Kesadaran membuang sampah pada tempatnya harus diakui belum dimiliki oleh banyak orang. Membuang sampah sembarangan menimbulkan banyak dampak buruk tidak hanya kepada diri sendiri namun juga pada keluarga dan lingkungan sekitar\. Di perkampungan padat penduduk misalnya, membuang sampah sembarangan tidak hanya membuat pemandangan bertambah kumuh namun sampah yang berserak itu juga mengakibatkan lingkungan menjadi kotor, bau, dan bisa menjadi sumber penyakit.
Bila musim hujan tiba, sampah yang berserak menjadi penyumbat sekolakan sehingga arus air tersumbat yang ujung akhirnya menciptakan banjir di tempat itu.
Fenomena membuang sampah sembarangan tidak hanya terjadi di perkampungan padat penduduk di kota-kota besar di Pulau Jawa. Fenomena buang sampah sembarang juga terjadi di kota di luar Jawa. Saya mempunyai pengalaman suatu ketika berkunjung di salah satu kota di luar Jawa di mana wilayah kota itu dibelah oleh sungai besar.
Sebagai kota yang dulunya berkembang dari jalur transportasi sungai maka di sana masih banyak orang yang tinggal di pinggir sungai meski sudah banyak yang bekerja di 'darat' seperti perkantoran, mall, pasar, dan fasilitas umum lainnya yang sudah menjauh dari tepi sungai.
Perkampungan di pinggir sungai, merupakan suatu yang hal unik dan menarik. Perkampungan di pinggir sungau, menunjukan bukti bahwa mereka dulunya hidup dan berkembang bergantung pada jalur sungai, baik untuk perekonomian, perdagangan, maupun mobilitas kehidupan lainnya. Rumah-rumah kayu tradisional tersebut juga mampu menjadi daya tarik wisatawan luar.
Namun peradaban yang ada tidak diimbangi dengan kesadaran membuang sampah pada tempatnya. Saat saya berkunjung di salah satu perkampungan di pinggir sungai di salah satu kota besar di luar Jawa itu, saya melihat banyak plastik bekas minuman air dalam kemasan, bekas bungkus bahan cuci pakaian, serta bentuk sampah lainnya. Sampah yang ada tidak hanya berserak namun sudah menggunung.
Akibat yang demikian fenomena itu membuat pemukiman di pinggir Sungai itu menjadi kumuh, kotor, bau, dan tidak sedap dipandang dan dirasakan. Suasana yang demikian tidak hanya menjadi beban pada masyarakat namun juga menjadi beban pada sungai.
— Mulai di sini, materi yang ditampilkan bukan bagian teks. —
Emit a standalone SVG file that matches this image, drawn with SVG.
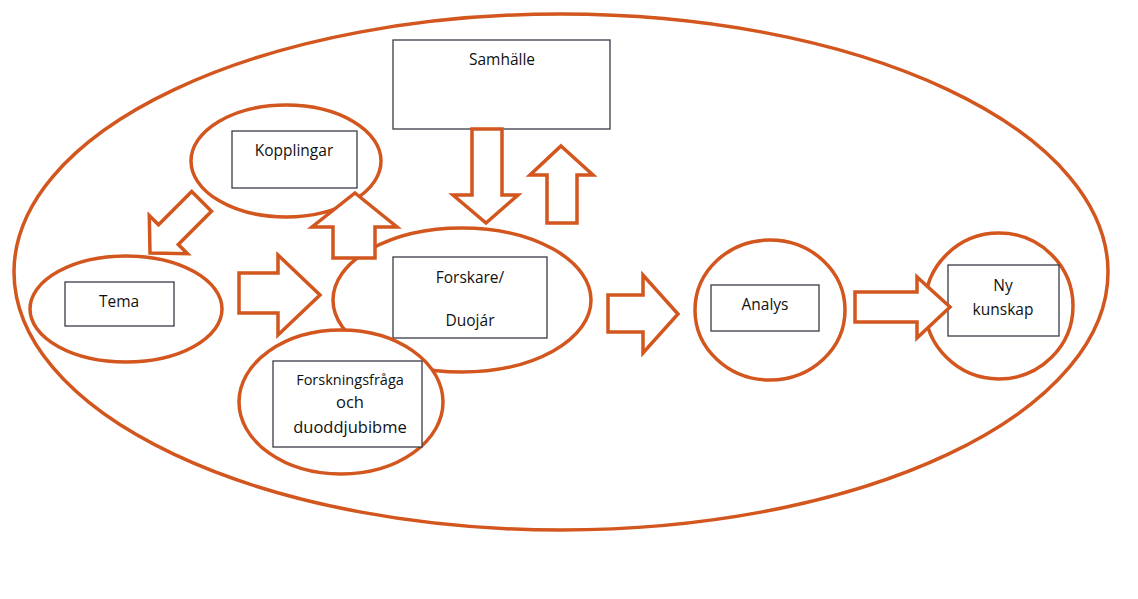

Kekurangan sadaran masyarakat di sana dalam soal membuang sampah tidak hanya merugikan kawasan pemukiman dan sungai namun juga menghambat perekonomian. Wisatawan yang datang ke sana yang obsesinya ingin melihat sungai dan perkampungan tradisional menjadi pupus kecewa setelah melihat sampah yang menggunung di samping dan bawah rumah yang merupakan alur sungai.
Langkah yang saya lakukan dalam hal ini memberikan kabar kepada masyarakat dan pemerintah kota di sana akan pentingnya menjaga lingkungan dengan membuang sampah pada tempatnya. Sampah-sampah yang diproduksi oleh masyarakat di pemukiman pinggir sungai harus dibuang pada tempat-tempat yang telah ditentukan seperti di kotak-kotak sampah yang berada di depan rumah yang menghadap ke darat. Pengadaan tempat sampah ini bisa dilakukan secara swadaya, bantuan LSM, dan program pemerintah.
Sampah-sampah itu selanjutnya dikumpulkan secara massal dan dibawa ke tempat pembuangan akhir (TPA) yang biasanya ada di darat. Di sanalah sampah dikelola sebagaimana semestinya. Untuk menciptakan kesadaran yang demikian memang memerlukan waktu. Mereka membuang sampah di samping dan di bawah rumah mereka dengan anggapan air Sungai yang akan membawa mereka ke tempat yang jauh, laut. Saat pasang itulah air sungai menarik sampah dan menghelanya ke tempat yang jauh.
Anggapan yang demikian bisa jadi benar namun karena sampah yang menggunung maka hal yang demikian bisa membuat terjadinya pendangkalan. Pendangkalan yang terjadi selain menciptakan bau yang tak sedap juga mempersempit lebar sungai sehingga bisa mengakibatkan air sungai meluap dan menciptakan banjir.